** Given data **
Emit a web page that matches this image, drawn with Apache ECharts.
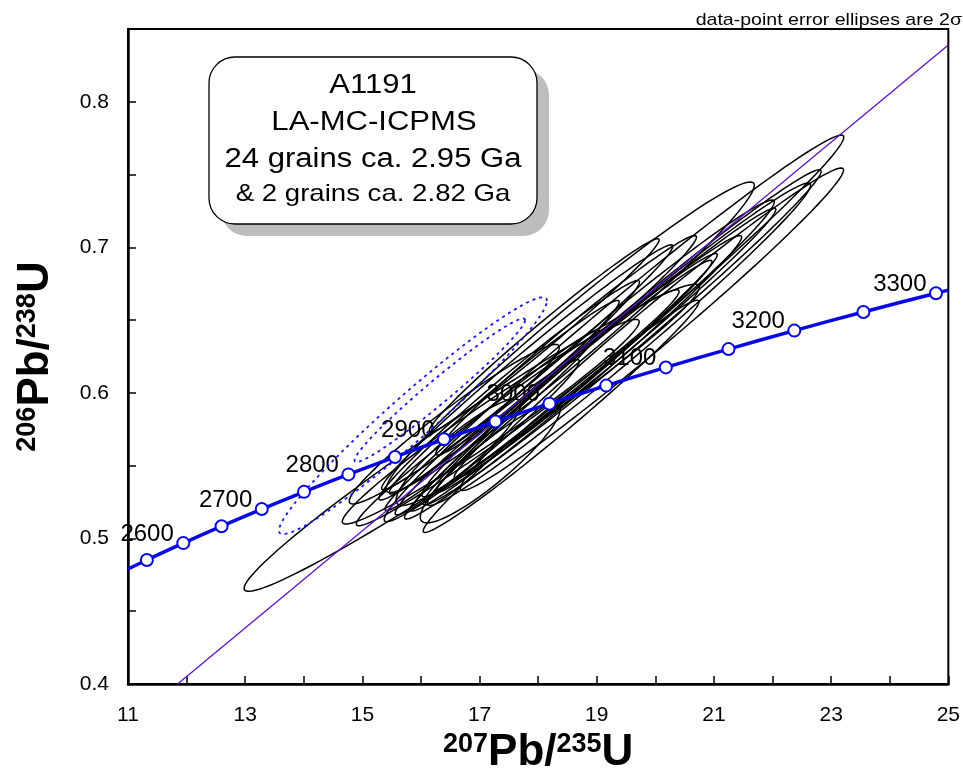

--

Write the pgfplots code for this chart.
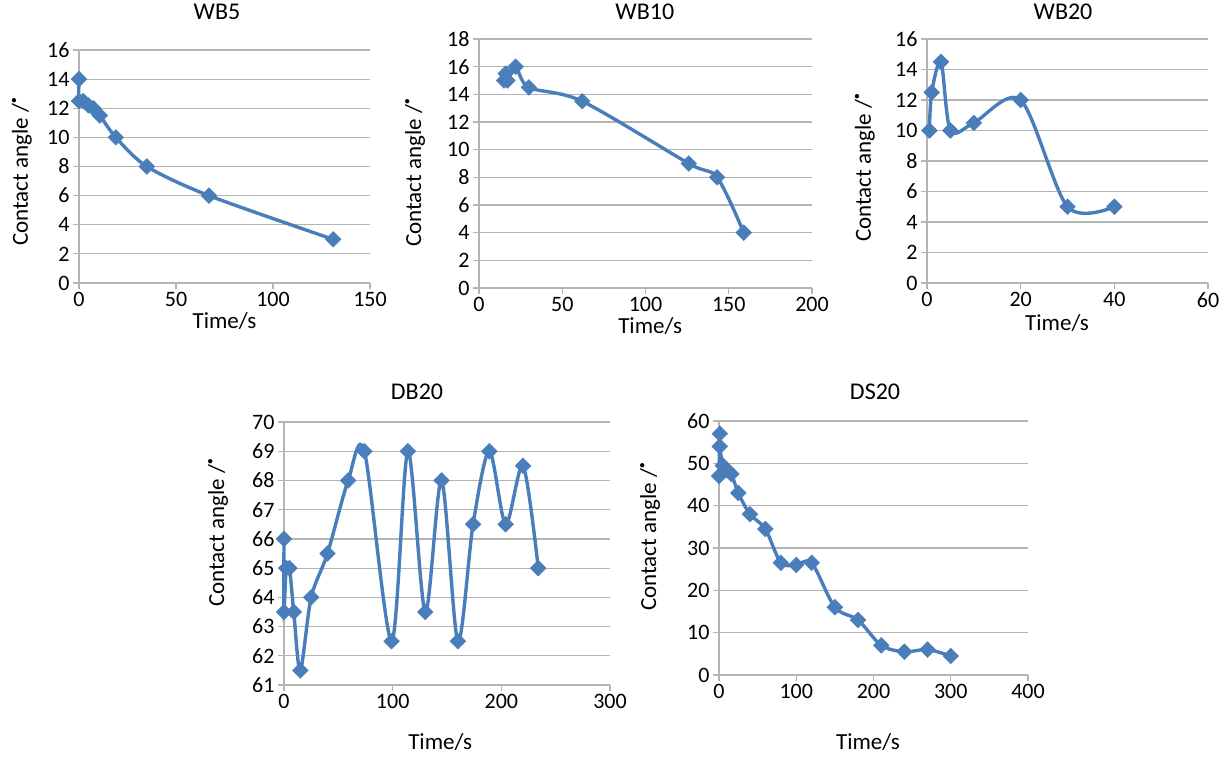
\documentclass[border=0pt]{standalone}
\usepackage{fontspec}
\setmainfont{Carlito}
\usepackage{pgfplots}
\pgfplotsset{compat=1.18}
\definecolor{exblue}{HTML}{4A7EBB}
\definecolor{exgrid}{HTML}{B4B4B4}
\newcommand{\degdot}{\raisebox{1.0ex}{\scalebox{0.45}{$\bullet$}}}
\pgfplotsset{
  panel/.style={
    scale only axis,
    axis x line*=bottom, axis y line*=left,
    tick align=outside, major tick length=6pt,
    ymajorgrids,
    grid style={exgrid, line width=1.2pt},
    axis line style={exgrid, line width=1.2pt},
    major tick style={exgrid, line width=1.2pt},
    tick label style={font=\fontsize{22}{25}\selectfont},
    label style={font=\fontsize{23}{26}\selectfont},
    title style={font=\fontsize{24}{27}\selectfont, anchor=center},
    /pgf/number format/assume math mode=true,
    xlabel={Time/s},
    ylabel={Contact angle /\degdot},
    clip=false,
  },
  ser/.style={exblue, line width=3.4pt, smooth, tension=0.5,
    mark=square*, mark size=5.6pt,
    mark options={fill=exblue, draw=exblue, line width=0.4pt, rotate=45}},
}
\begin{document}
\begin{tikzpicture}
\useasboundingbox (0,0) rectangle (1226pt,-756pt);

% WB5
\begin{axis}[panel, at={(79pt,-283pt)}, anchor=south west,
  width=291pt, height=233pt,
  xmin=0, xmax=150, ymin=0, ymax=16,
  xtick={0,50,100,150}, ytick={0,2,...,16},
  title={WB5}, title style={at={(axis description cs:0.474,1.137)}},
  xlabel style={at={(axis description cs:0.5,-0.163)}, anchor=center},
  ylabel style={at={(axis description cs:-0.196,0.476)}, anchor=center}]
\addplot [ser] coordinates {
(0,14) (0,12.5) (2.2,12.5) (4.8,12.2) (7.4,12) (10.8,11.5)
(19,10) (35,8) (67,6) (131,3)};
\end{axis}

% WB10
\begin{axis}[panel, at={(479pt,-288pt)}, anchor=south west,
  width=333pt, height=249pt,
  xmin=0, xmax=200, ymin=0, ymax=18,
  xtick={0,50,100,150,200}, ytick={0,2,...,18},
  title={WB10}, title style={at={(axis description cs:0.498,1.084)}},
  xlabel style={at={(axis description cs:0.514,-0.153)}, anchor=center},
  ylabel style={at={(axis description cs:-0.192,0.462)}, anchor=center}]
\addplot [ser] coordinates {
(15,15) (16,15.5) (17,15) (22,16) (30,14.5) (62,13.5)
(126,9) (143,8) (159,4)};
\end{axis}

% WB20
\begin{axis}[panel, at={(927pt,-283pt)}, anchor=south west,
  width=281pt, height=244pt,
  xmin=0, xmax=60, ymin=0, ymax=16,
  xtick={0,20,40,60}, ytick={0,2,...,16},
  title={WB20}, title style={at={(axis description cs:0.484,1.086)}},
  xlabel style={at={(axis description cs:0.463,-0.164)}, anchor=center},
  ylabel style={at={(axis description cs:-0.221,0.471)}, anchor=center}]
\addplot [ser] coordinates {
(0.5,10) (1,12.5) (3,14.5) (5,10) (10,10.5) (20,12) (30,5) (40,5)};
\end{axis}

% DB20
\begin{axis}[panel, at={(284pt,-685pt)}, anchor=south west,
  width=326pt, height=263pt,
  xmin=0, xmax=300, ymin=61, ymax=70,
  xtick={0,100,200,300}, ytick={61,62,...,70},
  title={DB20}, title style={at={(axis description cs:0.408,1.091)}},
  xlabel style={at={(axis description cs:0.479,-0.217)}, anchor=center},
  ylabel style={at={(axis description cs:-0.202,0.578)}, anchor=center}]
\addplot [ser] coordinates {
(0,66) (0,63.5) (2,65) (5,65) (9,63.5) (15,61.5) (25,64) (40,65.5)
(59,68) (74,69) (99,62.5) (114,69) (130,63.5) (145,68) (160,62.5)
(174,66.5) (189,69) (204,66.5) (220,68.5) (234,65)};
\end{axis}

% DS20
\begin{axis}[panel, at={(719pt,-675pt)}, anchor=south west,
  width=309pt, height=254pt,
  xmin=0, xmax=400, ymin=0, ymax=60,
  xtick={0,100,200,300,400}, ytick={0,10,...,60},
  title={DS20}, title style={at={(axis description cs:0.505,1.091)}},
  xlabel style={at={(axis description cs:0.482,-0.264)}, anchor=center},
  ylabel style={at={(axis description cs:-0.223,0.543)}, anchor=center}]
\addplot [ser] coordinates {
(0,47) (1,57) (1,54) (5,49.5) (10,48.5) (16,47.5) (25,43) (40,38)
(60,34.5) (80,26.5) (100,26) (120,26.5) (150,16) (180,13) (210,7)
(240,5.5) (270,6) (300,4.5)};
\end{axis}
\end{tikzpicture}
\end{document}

** What is being asked **
Using the entries above, extract exactly the lines from the one that contains "Write the pgfplots code for this chart." through the one that contains "(0,0) rectangle (1226pt,-756pt);". Do not carry over any pictures.

** Final result **
Write the pgfplots code for this chart.
\documentclass[border=0pt]{standalone}
\usepackage{fontspec}
\setmainfont{Carlito}
\usepackage{pgfplots}
\pgfplotsset{compat=1.18}
\definecolor{exblue}{HTML}{4A7EBB}
\definecolor{exgrid}{HTML}{B4B4B4}
\newcommand{\degdot}{\raisebox{1.0ex}{\scalebox{0.45}{$\bullet$}}}
\pgfplotsset{
  panel/.style={
    scale only axis,
    axis x line*=bottom, axis y line*=left,
    tick align=outside, major tick length=6pt,
    ymajorgrids,
    grid style={exgrid, line width=1.2pt},
    axis line style={exgrid, line width=1.2pt},
    major tick style={exgrid, line width=1.2pt},
    tick label style={font=\fontsize{22}{25}\selectfont},
    label style={font=\fontsize{23}{26}\selectfont},
    title style={font=\fontsize{24}{27}\selectfont, anchor=center},
    /pgf/number format/assume math mode=true,
    xlabel={Time/s},
    ylabel={Contact angle /\degdot},
    clip=false,
  },
  ser/.style={exblue, line width=3.4pt, smooth, tension=0.5,
    mark=square*, mark size=5.6pt,
    mark options={fill=exblue, draw=exblue, line width=0.4pt, rotate=45}},
}
\begin{document}
\begin{tikzpicture}
\useasboundingbox (0,0) rectangle (1226pt,-756pt);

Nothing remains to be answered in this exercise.